IAN BELL accepted that England's fourth-day performance had not been good enough as they went to the brink of a series defeat to Sri Lanka.
After dominating the first two days, England allowed Sri Lanka to rack up a second-innings 457 thanks to Angelo Mathews' 160 and stout resistance from the tail.
That left England chasing a record 360 to win and take the series 1-0, but they closed on 57 for five as their top order collapsed. "Ideally we would like to be one or none down and it's a desperately disappointing day," Bell admitted. "It was a really poor one. From the position we were in - we were outstanding for the first two days - we should be better.
"We had chances to stretch the lead and in Test cricket when you play against quality teams if you don't bury them they come back at you and they showed us how to keep you down. They bowled really well but there are no excuses."
Sri Lanka's late surge was built on Mathews' brilliant knock and topped off by Dhammika Prasad's four for 15. "After the first couple of days we never thought we would be in this position," Mathews said. "I was just trying to be positive. We look to score runs. We had to counter attack and whenever we got loose balls, we wanted to score. We stayed positive.
"It will be a positive tour for us if we can win but the job is only half done. We need to take five wickets and will stick to our basics."
After Sri Lanka were finally bowled out, Alastair Cook needed a credible riposte but instead, in two hours of faulty England batting, he was the first to run into trouble.
The captain has now gone 24 Test innings without a century after under-edging a pull at third-change seamer Prasad, who also took a wicket in the very next ball, Gary Ballance lbw for a duck to an brilliant inswinger. Robson then speared an edge to second slip, before the same bowler produced a beauty to bowl Bell through the gate. Plunkett summed up England's miserable day by plonking the last ball straight into the hands of extra-cover off Herath.

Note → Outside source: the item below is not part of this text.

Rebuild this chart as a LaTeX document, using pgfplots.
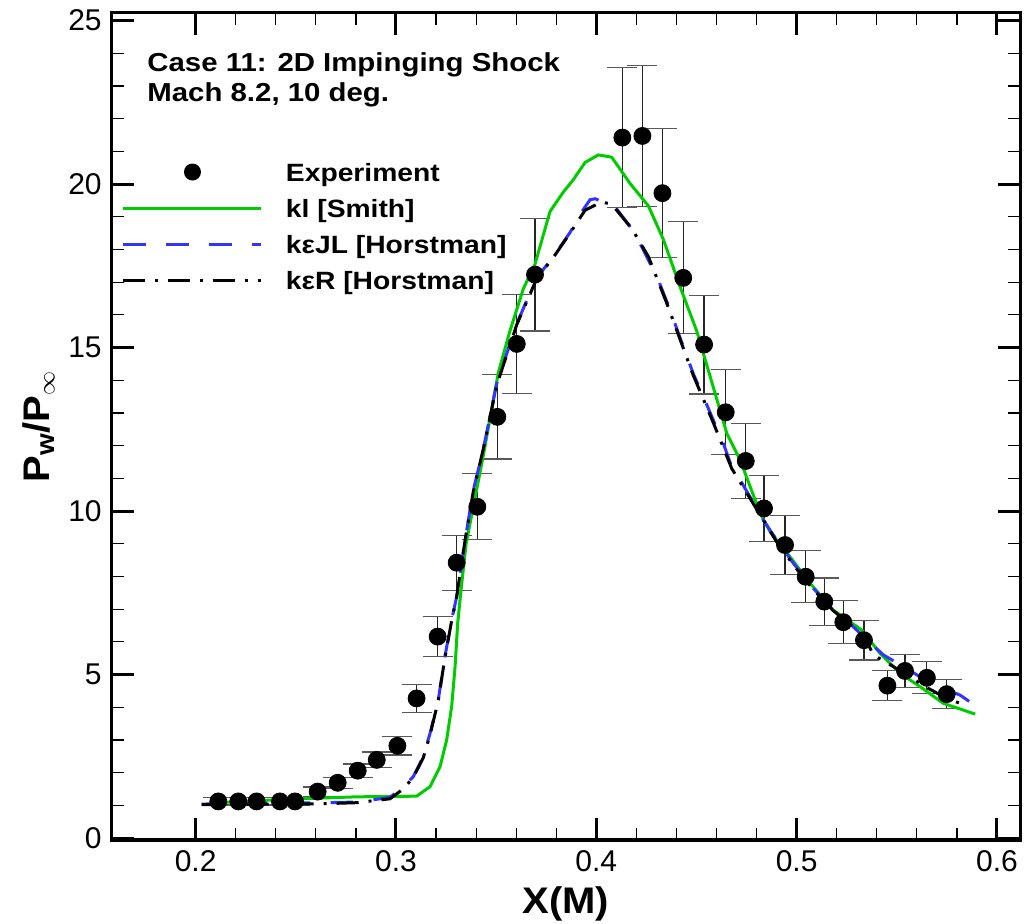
\documentclass[border=0pt]{standalone}
\usepackage{fontspec}
\setmainfont{Liberation Sans}
\newfontfamily\wbf{Liberation Sans}[FakeStretch=1.13]
\newfontfamily\wbfl{Liberation Sans}[FakeStretch=1.08]
\usepackage{pgfplots}
\pgfplotsset{compat=1.18}
\definecolor{lgreen}{RGB}{0,204,0}
\definecolor{lblue}{RGB}{51,51,255}
\pgfplotsset{
  lineleg/.style={legend image code/.code={\draw[##1] (0pt,0pt) -- (69pt,0pt);}},
  expleg/.style={legend image code/.code={\path[draw=none,fill=none] (0pt,-0.1pt) rectangle (69pt,0.1pt); \fill[black,draw=none] (34.5pt,0pt) circle (4.25pt);}}
}

\pgfplotstableread{
x y
0.2113 1.12
0.2213 1.12
0.2304 1.12
0.2421 1.12
0.2496 1.12
0.2609 1.42
0.2709 1.69
0.2809 2.06
0.2904 2.39
0.3007 2.82
0.3103 4.27
0.3208 6.16
0.3303 8.42
0.3406 10.13
0.3506 12.88
0.3603 15.11
0.3694 17.23
0.4130 21.42
0.4230 21.47
0.4330 19.72
0.4434 17.13
0.4538 15.09
0.4646 13.02
0.4746 11.53
0.4837 10.08
0.4942 8.96
0.5045 7.99
0.5138 7.23
0.5233 6.60
0.5336 6.05
0.5453 4.66
0.5541 5.11
0.5650 4.90
0.5749 4.40
}\exptab

\pgfplotstableread{
x y
0.2138 1.09
0.2471 1.19
0.2804 1.26
0.3103 1.28
0.3170 1.57
0.3220 2.18
0.3253 3.00
0.3278 4.02
0.3295 5.24
0.3308 6.57
0.3325 7.60
0.3350 9.00
0.3386 10.13
0.3436 11.70
0.3511 14.23
0.3569 15.51
0.3636 16.80
0.3694 17.55
0.3769 19.16
0.3835 19.75
0.3885 20.13
0.3944 20.66
0.4010 20.89
0.4077 20.82
0.4168 20.02
0.4260 19.33
0.4335 18.30
0.4418 16.86
0.4501 15.51
0.4568 14.12
0.4651 12.38
0.4718 11.56
0.4818 9.93
0.4867 9.37
0.4967 8.60
0.5067 7.79
0.5183 6.97
0.5325 6.36
0.5416 5.65
0.5516 5.04
0.5616 4.63
0.5732 4.12
0.5891 3.79
}\smithtab

\pgfplotstableread{
x y
0.2030 1.04
0.2300 1.05
0.2637 1.08
0.2800 1.10
0.2970 1.24
0.3036 1.57
0.3086 1.87
0.3136 2.49
0.3170 3.20
0.3211 4.22
0.3244 5.54
0.3278 6.67
0.3303 7.38
0.3345 9.11
0.3386 10.64
0.3436 11.90
0.3503 13.90
0.3603 15.73
0.3702 17.13
0.3785 17.77
0.3869 18.52
0.3935 19.22
0.3969 19.52
0.3994 19.55
0.4094 19.30
0.4169 18.69
0.4227 18.08
0.4310 17.06
0.4368 16.15
0.4418 15.30
0.4484 14.20
0.4534 13.50
0.4584 12.78
0.4634 12.07
0.4676 11.35
0.4718 10.95
0.4776 10.34
0.4834 9.72
0.4901 9.11
0.4984 8.40
0.5083 7.64
0.5183 6.97
0.5283 6.46
0.5350 6.06
0.5433 5.60
0.5533 5.24
0.5616 4.93
0.5732 4.58
0.5816 4.37
0.5932 3.88
}\jltab

\pgfplotstableread{
x y
0.2030 1.02
0.2637 1.05
0.2800 1.08
0.2970 1.20
0.3036 1.50
0.3086 1.85
0.3136 2.45
0.3170 3.15
0.3211 4.20
0.3244 5.50
0.3278 6.65
0.3303 7.38
0.3345 9.11
0.3386 10.60
0.3436 11.90
0.3503 13.85
0.3603 15.70
0.3702 17.10
0.3785 17.75
0.3869 18.50
0.3944 19.20
0.4027 19.45
0.4077 19.38
0.4177 18.64
0.4260 17.78
0.4352 16.35
0.4418 15.25
0.4484 14.15
0.4584 12.70
0.4676 11.30
0.4776 10.30
0.4901 9.05
0.4984 8.35
0.5083 7.60
0.5183 6.95
0.5283 6.45
0.5350 6.02
0.5383 5.60
0.5470 5.29
0.5533 5.05
0.5650 4.60
0.5750 4.27
0.5849 4.04
}\rtab

\begin{document}
\begin{tikzpicture}
\begin{axis}[
  name=ax,
  scale only axis,
  width=454.15pt, height=413.5pt,
  xmin=0.1581, xmax=0.6115, ymin=-0.06, ymax=25.23,
  axis line style={line width=1.5pt},
  xtick={0.2,0.3,0.4,0.5,0.6}, xticklabels={0.2,0.3,0.4,0.5,0.6},
  ytick={0,5,10,15,20,25}, yticklabels={0,5,10,15,20,25},
  minor x tick num=4, minor y tick num=4,
  tick align=inside,
  major tick length=11pt, minor tick length=6pt,
  major tick style={line width=1.5pt, black},
  minor tick style={line width=0.6pt, black},
  tick label style={font=\fontsize{15}{18}\selectfont},
  xticklabel style={yshift=-1.5pt},
  yticklabel style={xshift=-1.5pt},
  xlabel={X(M)},
  ylabel={P\textsubscript{w}/P\textsubscript{$\infty$}},
  label style={font=\wbfl\bfseries\fontsize{18.5}{22}\selectfont},
  xlabel style={yshift=-1pt},
  legend style={draw=none, fill=none, inner sep=0pt, outer sep=0pt,
    at={(0.0113,0.8222)}, anchor=north west, row sep=6pt, column sep=11.5pt,
    font=\wbf\bfseries\fontsize{12.5}{15}\selectfont,
    nodes={inner sep=0pt, text height=10.5pt, text depth=1.5pt}},
  legend cell align=left,
]
\addplot[only marks, mark=*, mark size=4.25pt, mark options={fill=black, draw=black}, expleg,
  error bars/.cd, y dir=both, y fixed relative=0.1,
  error bar style={line width=0.6pt, black!85},
  error mark options={rotate=90, line width=0.6pt, black!65, mark size=7.5pt}]
  table[x=x, y=y] {\exptab};
\addlegendentry{Experiment}
\addplot[lgreen, line width=1.5pt, lineleg]
  table[x=x, y=y] {\smithtab};
\addlegendentry{kl [Smith]}
\addplot[lblue, line width=1.5pt, dash pattern=on 11.3pt off 10.2pt, lineleg]
  table[x=x, y=y] {\jltab};
\addlegendentry{kεJL [Horstman]}
\addplot[black, line width=1.5pt, dash pattern=on 11pt off 5pt on 1.5pt off 5pt, lineleg]
  table[x=x, y=y] {\rtab};
\addlegendentry{kεR [Horstman]}
\node[anchor=north west, inner sep=0pt, align=left,
  font=\wbf\bfseries\fontsize{13}{15}\selectfont]
  at (rel axis cs:0.0389,0.9528) {Case 11: 2D Impinging Shock\\Mach 8.2, 10 deg.};
\end{axis}
\pgfresetboundingbox
\path ([shift={(-55.85pt,-41.5pt)}]ax.south west) rectangle ([shift={(2pt,6.5pt)}]ax.north east);
\end{tikzpicture}
\end{document}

Earlier, Mathews, adding his highest score to career-best first-innings bowling, shared stands of 92 with Mahela Jayawardene (79) and then a remarkable 149 alongside Rangana Herath for the eighth wicket.
Mathews drove especially well off pace and seemed a step ahead of England throughout, with their only success came Herath's run-out from the final ball before tea.
England had little to cheer in the morning either as Sri Lanka accumulated 97 runs for three wickets up to lunch - although Liam Plunkett did put himself on a hat trick, making short work of Dinesh Chandimal and Prasad to take his match haul to nine wickets. But James Anderson (three for 91) had been curiously short and often wide rather than attacking off stump with the new ball, and Jayawardene was dropped at gully by Bell off Stuart Broad. That missed chance cost nothing, as Anderson pitched the ball up in his next over and Jayawardene edged a drive, without addition, having hit eight fours and held England up for 168 balls.
There was to be no such resistance from the next two batsmen as Plunkett went short to better effect, Chandimal pulling straight to deep square-leg, and Prasad's upper-cut at the next ball was very well-caught by a tumbling Joe Root at third man.
Mathews had failed to cross on the first occasion, but managed to do so second time he had little difficulty dealing with the hat-trick ball. Herath proved the perfect foil to his captain as the afternoon stretched on, until Mathews called for a single to mid on off Moeen and Root's direct hit easily beat the tailender's retreat. Mathews' innings ended in anti-climax, chipping a full toss from Anderson to midwicket. But England's suffering was not done.
Shaminda Eranga went on to club four boundaries England could ill afford in a last-wicket stand of 20 which ended when Anderson yorked No.11 Nuwan Pradeep, for a first-ball duck. More misery is almost certain to follow this morning.